SIMBAD references

We present results of two- and three-dimensional particle-in-cell simulations of magnetic turbulence production by isotropic cosmic-ray ions drifting upstream of supernova remnant shocks. The studies aim at testing recent predictions of a strong amplification of short-wavelength magnetic field and at studying the subsequent evolution of the magnetic turbulence and its back-reaction on cosmic-ray trajectories. For our parameters an oblique filamentary mode grows more rapidly than nonresonant parallel modes analytically found in the limit ω≪Ω_i, and the growth rate is slower than is estimated for the parallel plane wave mode. The evolved oblique filamentary mode was also observed in MHD simulations to dominate in the nonlinear phase, when the structures are already isotropic. We thus confirm the generation of the turbulent magnetic field due to the drift of cosmic-ray ions in the upstream plasma, but as our main result find that the amplitude of the turbulence saturates at about δB/B∼1. The back-reaction of the magnetic turbulence on the particles leads to an alignment of the bulk flow velocities of the cosmic rays and the background medium, which accounts for the saturation of the instability at moderate amplitudes of the magnetic field.
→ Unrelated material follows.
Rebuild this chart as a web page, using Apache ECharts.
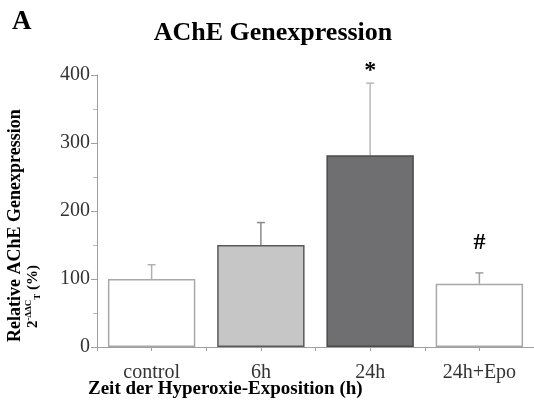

Previously published MHD simulations have assumed a constant cosmic-ray current and no energy or momentum flux in the cosmic rays, which excludes a back-reaction of the generated magnetic field on cosmic rays, and thus the saturation of the field amplitude is artificially suppressed. This may explain the continued growth of the magnetic field in the MHD simulations. A strong magnetic field amplification to amplitudes δB≫B₀ has not been demonstrated yet.